[Records excerpted from a collection]
>> START
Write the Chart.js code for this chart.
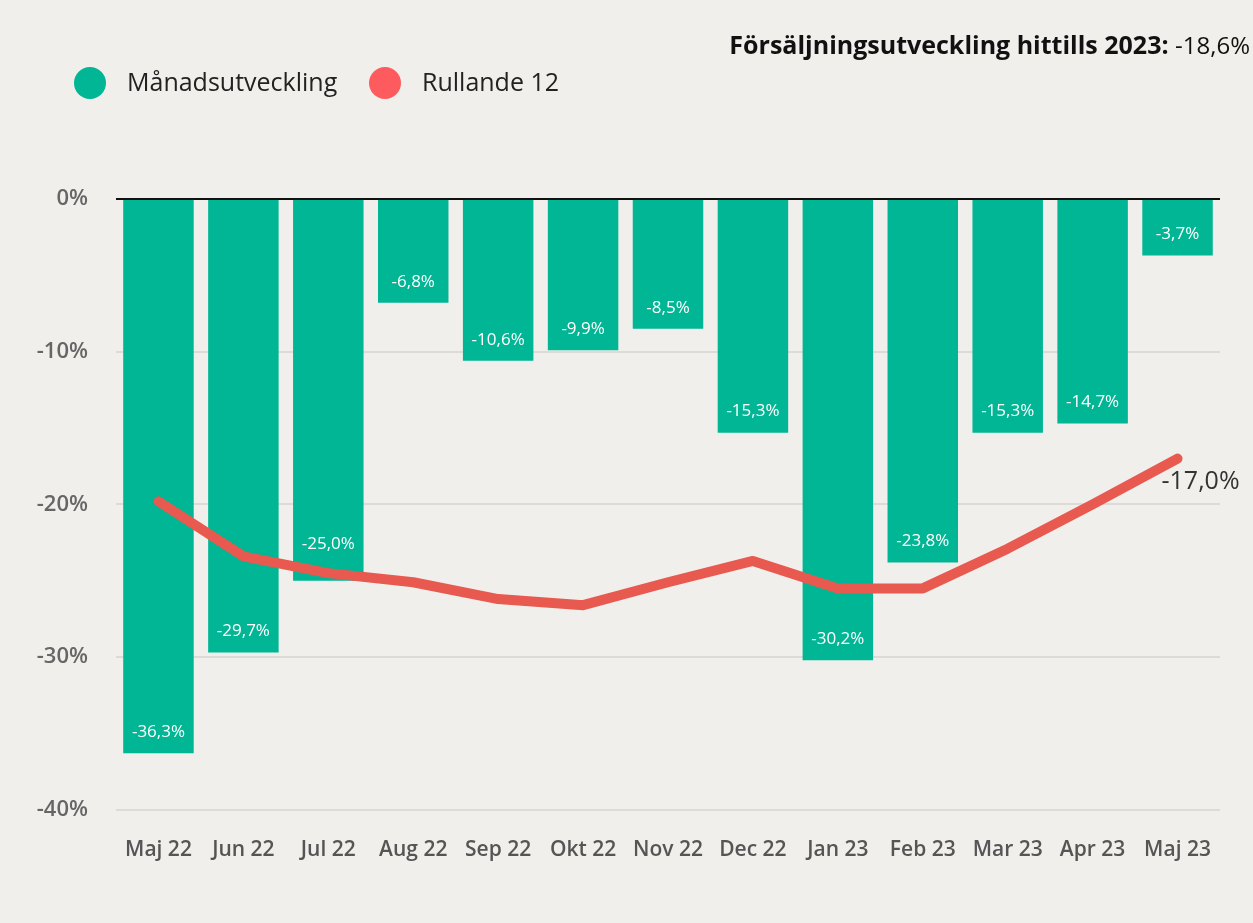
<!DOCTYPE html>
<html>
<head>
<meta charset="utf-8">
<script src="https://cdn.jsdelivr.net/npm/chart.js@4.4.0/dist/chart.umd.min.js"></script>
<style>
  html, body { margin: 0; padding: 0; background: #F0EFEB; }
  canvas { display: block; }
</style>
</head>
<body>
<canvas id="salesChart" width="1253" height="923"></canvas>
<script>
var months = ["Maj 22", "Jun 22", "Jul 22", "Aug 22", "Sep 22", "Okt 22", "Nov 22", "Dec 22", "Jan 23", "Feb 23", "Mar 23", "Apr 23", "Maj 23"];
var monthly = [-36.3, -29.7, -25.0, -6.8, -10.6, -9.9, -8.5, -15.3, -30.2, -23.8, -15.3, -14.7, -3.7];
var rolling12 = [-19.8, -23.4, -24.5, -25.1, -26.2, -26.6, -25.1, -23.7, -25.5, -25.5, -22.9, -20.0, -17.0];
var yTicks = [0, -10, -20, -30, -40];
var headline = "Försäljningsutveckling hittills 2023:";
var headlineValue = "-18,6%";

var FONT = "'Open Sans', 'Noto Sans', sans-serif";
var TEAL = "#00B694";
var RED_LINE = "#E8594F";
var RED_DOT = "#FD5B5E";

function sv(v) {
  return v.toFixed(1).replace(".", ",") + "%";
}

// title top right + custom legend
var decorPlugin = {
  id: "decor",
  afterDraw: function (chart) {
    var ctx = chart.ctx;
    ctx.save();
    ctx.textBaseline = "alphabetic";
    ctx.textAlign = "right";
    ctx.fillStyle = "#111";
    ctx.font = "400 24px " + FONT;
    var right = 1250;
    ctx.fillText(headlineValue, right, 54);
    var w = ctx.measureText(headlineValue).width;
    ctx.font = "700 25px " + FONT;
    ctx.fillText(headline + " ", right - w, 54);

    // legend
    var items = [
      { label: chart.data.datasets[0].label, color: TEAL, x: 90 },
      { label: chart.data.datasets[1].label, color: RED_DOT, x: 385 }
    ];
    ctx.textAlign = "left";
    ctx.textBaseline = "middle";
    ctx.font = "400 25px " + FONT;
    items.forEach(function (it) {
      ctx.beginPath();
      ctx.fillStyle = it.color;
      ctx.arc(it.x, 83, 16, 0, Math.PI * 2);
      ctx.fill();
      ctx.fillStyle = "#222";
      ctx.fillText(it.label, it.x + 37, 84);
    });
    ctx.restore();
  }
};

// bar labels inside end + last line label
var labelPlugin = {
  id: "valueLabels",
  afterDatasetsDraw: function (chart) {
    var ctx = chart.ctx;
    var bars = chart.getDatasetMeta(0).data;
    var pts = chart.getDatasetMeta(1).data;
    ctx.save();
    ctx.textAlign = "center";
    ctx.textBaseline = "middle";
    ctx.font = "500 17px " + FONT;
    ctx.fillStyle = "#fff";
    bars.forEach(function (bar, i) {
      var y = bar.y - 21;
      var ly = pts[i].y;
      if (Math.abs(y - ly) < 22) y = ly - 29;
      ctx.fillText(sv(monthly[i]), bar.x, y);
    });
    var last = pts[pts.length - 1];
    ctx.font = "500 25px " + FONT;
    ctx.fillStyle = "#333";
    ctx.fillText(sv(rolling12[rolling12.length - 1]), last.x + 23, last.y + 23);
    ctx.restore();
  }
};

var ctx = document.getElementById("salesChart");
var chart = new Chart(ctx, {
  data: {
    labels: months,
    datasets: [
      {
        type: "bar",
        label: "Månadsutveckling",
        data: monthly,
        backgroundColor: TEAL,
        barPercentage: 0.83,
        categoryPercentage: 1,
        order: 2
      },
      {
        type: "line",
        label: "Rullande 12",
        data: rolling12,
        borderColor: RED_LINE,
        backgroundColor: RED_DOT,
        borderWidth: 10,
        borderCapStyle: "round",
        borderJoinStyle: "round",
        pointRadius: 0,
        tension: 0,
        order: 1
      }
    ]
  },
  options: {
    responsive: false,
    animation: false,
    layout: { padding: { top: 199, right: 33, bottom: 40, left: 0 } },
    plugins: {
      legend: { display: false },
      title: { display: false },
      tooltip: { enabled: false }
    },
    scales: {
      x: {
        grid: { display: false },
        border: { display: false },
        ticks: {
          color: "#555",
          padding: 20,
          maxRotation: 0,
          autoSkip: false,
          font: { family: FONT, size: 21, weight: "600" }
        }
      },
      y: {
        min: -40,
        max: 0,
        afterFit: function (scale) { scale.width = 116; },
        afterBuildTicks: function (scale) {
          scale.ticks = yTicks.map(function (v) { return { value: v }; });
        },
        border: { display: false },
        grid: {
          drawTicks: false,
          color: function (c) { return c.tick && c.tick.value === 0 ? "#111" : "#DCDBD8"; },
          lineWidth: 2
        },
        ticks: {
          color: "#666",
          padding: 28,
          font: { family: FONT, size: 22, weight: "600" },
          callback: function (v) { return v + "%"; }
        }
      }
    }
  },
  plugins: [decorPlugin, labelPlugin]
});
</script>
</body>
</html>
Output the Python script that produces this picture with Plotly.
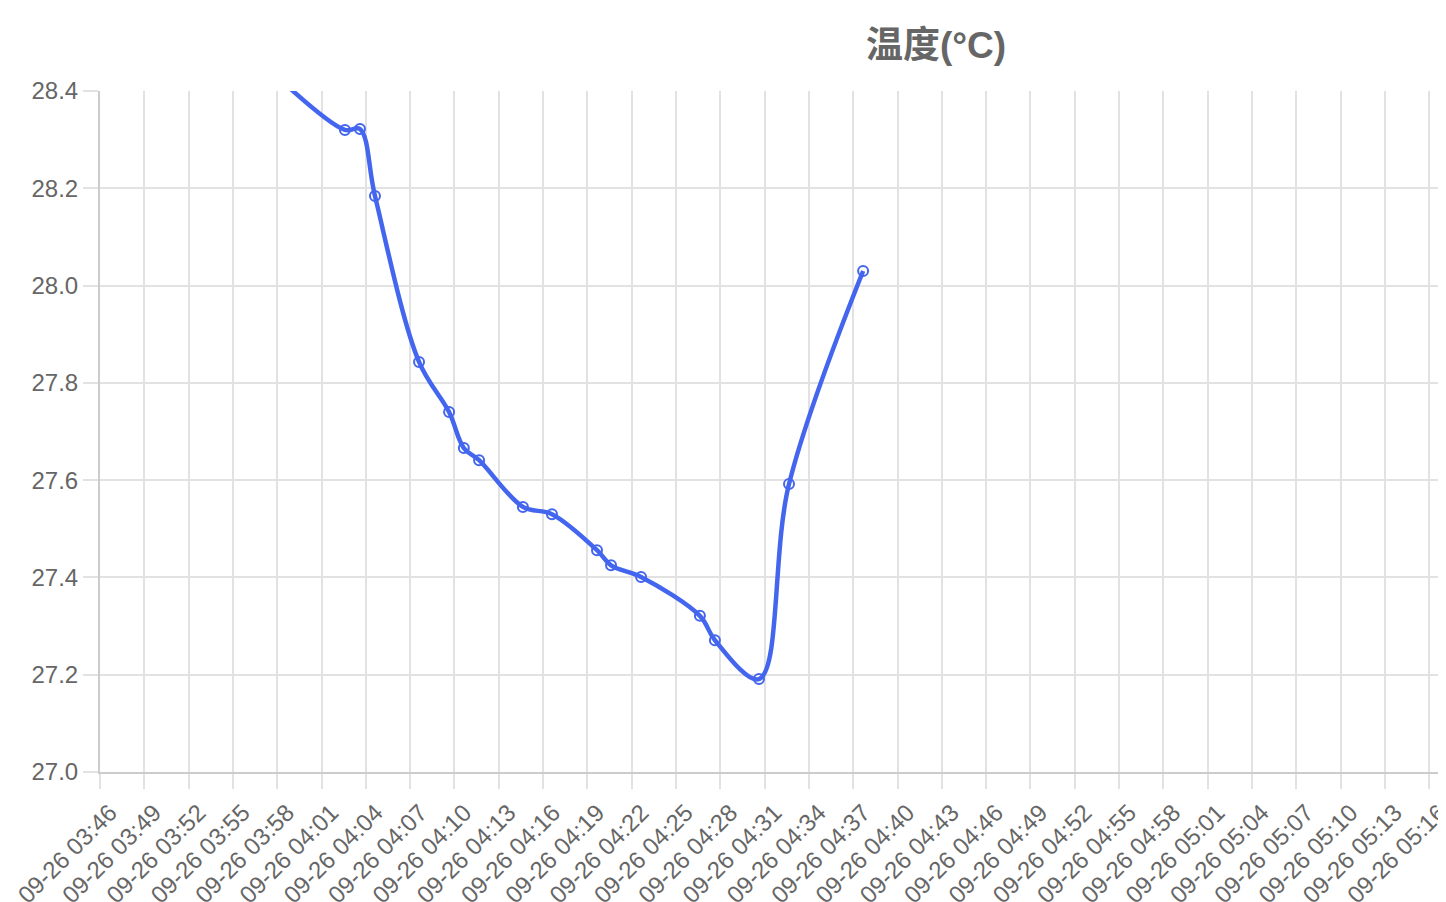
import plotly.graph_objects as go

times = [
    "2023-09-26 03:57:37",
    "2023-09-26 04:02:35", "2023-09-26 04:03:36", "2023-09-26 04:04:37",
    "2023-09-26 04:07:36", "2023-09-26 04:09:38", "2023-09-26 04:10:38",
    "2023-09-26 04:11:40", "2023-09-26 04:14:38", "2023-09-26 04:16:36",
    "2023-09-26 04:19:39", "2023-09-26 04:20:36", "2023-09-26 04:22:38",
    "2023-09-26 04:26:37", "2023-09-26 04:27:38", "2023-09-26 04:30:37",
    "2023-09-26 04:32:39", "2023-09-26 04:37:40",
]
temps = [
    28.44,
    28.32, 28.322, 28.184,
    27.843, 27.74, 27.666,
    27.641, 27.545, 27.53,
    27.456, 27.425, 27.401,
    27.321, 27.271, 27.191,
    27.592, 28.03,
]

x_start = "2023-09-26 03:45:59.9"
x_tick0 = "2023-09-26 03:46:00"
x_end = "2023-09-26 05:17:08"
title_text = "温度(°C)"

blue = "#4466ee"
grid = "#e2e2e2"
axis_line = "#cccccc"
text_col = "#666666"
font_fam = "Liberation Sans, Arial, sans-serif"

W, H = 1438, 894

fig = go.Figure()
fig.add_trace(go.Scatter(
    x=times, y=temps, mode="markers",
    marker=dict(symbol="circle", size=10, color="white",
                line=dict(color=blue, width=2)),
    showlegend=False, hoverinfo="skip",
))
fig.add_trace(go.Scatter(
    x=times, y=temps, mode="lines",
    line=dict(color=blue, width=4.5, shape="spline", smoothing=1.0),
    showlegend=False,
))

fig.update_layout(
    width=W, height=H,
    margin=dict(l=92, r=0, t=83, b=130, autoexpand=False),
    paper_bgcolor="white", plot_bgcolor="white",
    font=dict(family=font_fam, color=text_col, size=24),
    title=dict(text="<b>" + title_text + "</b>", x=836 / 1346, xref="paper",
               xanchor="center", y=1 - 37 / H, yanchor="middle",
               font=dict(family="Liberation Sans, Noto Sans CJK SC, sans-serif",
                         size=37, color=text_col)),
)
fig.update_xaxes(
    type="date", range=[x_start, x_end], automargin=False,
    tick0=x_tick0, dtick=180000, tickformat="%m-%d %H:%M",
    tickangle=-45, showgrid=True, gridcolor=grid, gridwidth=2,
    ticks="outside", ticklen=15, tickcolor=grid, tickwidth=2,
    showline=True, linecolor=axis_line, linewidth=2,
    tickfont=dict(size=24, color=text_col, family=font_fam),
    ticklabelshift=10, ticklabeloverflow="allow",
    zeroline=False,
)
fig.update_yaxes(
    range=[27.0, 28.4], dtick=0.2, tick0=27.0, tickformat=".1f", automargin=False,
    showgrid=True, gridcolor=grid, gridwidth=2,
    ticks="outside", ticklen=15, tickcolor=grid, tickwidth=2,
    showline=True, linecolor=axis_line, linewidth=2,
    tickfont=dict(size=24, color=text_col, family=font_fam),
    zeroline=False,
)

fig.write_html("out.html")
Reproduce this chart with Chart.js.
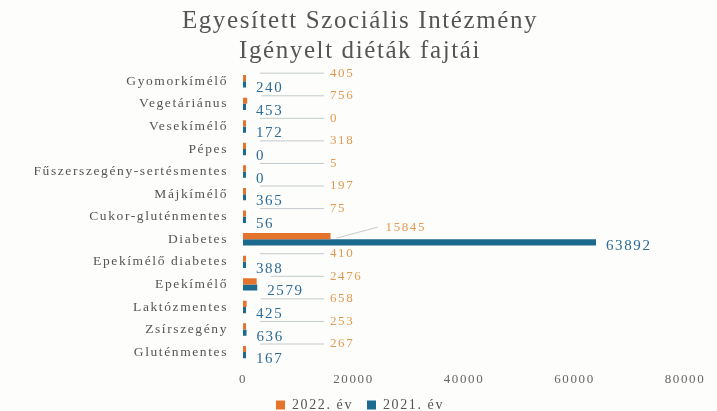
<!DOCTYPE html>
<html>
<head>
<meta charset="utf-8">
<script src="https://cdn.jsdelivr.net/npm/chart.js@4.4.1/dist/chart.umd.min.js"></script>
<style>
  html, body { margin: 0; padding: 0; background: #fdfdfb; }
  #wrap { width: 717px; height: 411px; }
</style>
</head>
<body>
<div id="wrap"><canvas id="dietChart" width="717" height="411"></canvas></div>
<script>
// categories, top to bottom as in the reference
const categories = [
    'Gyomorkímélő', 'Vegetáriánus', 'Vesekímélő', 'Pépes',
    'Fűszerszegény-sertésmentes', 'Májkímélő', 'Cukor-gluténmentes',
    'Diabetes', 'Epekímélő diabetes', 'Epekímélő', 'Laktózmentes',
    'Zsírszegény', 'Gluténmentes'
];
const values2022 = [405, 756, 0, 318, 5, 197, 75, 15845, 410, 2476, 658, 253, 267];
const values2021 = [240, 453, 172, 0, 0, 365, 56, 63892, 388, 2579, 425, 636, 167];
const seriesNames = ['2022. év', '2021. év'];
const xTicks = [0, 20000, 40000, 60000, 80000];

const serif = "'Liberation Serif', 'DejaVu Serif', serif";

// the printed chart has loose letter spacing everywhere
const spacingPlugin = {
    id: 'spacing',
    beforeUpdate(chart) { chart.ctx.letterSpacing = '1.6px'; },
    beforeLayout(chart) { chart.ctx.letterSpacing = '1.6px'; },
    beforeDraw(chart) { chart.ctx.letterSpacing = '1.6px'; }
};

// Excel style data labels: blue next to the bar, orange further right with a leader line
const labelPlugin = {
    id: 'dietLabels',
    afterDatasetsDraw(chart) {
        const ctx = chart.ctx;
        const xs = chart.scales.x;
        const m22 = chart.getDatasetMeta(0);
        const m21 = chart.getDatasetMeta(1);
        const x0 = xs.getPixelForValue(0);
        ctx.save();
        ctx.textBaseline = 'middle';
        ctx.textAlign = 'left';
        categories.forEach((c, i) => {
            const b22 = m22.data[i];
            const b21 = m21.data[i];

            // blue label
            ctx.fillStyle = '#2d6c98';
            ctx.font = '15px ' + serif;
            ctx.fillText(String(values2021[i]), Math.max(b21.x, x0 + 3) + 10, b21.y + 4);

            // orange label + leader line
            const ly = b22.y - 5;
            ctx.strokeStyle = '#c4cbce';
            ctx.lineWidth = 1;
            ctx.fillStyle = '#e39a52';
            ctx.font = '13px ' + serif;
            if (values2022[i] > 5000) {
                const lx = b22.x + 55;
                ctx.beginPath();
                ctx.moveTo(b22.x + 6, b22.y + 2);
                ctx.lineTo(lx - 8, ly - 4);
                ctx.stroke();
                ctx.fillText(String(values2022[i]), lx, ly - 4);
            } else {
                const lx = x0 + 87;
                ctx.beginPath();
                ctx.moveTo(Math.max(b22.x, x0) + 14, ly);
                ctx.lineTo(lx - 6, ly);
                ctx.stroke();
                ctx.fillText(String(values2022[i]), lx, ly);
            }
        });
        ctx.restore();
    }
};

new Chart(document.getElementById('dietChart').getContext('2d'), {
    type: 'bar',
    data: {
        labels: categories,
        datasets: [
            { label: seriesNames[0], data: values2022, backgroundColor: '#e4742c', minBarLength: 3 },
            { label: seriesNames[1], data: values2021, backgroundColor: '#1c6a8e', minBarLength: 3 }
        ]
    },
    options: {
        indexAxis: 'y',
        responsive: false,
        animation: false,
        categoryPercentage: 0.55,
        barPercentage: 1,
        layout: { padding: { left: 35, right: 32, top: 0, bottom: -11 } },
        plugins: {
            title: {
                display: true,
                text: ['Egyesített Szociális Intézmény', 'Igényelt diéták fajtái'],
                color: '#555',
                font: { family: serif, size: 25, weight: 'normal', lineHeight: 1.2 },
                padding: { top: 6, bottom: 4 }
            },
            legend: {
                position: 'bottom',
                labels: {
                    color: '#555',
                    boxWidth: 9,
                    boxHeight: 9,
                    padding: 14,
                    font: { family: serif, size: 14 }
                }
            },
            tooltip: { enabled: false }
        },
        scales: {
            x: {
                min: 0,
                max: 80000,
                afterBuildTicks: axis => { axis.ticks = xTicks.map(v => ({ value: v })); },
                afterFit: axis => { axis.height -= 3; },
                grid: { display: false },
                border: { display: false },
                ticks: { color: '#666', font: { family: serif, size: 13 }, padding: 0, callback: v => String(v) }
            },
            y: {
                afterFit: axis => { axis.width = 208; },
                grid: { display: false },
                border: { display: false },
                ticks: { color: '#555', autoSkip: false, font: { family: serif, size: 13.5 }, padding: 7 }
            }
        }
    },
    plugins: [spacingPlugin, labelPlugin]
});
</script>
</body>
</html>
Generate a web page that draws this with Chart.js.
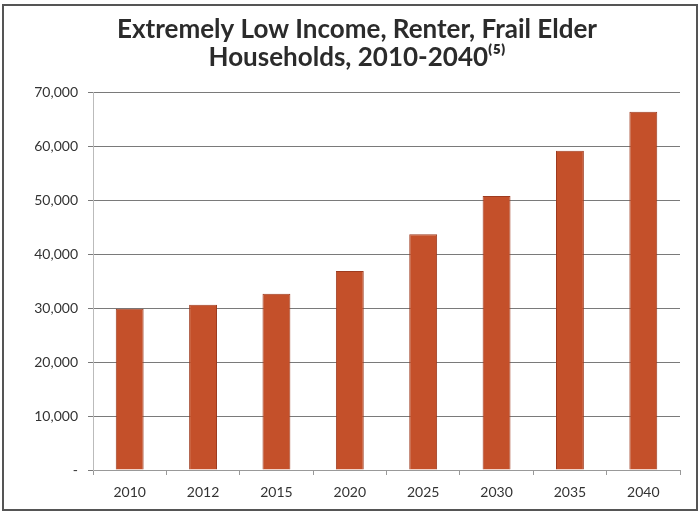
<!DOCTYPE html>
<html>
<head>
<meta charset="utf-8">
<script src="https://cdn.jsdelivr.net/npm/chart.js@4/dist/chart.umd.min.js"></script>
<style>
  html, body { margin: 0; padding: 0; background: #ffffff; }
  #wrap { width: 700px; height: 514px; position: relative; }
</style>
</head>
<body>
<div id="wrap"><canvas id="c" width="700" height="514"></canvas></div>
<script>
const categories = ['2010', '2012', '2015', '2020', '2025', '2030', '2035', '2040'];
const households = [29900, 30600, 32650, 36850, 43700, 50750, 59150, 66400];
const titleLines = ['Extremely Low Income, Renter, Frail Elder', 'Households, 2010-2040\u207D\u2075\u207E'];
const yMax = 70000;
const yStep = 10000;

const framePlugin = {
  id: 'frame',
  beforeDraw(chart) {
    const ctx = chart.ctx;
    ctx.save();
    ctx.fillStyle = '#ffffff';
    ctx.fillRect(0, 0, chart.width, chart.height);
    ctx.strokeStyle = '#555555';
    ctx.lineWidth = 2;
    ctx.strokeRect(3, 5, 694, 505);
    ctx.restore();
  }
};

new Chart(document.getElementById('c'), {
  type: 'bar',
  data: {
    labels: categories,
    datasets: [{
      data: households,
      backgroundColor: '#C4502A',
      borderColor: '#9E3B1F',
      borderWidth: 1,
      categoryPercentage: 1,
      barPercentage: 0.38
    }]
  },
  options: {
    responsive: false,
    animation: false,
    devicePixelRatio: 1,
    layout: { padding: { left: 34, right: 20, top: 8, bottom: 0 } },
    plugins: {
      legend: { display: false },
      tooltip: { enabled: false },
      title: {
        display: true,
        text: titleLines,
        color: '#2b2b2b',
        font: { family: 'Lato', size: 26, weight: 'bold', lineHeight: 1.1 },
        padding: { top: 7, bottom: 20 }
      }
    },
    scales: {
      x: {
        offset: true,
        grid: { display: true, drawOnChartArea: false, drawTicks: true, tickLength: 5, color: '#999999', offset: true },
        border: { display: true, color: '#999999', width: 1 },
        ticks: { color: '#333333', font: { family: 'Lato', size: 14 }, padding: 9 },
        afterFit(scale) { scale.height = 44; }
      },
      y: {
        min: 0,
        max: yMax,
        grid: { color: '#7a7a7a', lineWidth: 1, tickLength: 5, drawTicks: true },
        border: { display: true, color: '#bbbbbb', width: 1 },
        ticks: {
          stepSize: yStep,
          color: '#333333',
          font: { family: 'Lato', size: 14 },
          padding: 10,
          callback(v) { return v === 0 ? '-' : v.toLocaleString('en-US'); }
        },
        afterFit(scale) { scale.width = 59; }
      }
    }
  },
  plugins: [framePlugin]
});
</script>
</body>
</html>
>> END
# Given exercise
From the data above, copy out every line with the string "that" in it.

# Correct result
Output the Python script that produces this picture with Plotly.
Generate a web page that draws this with Chart.js.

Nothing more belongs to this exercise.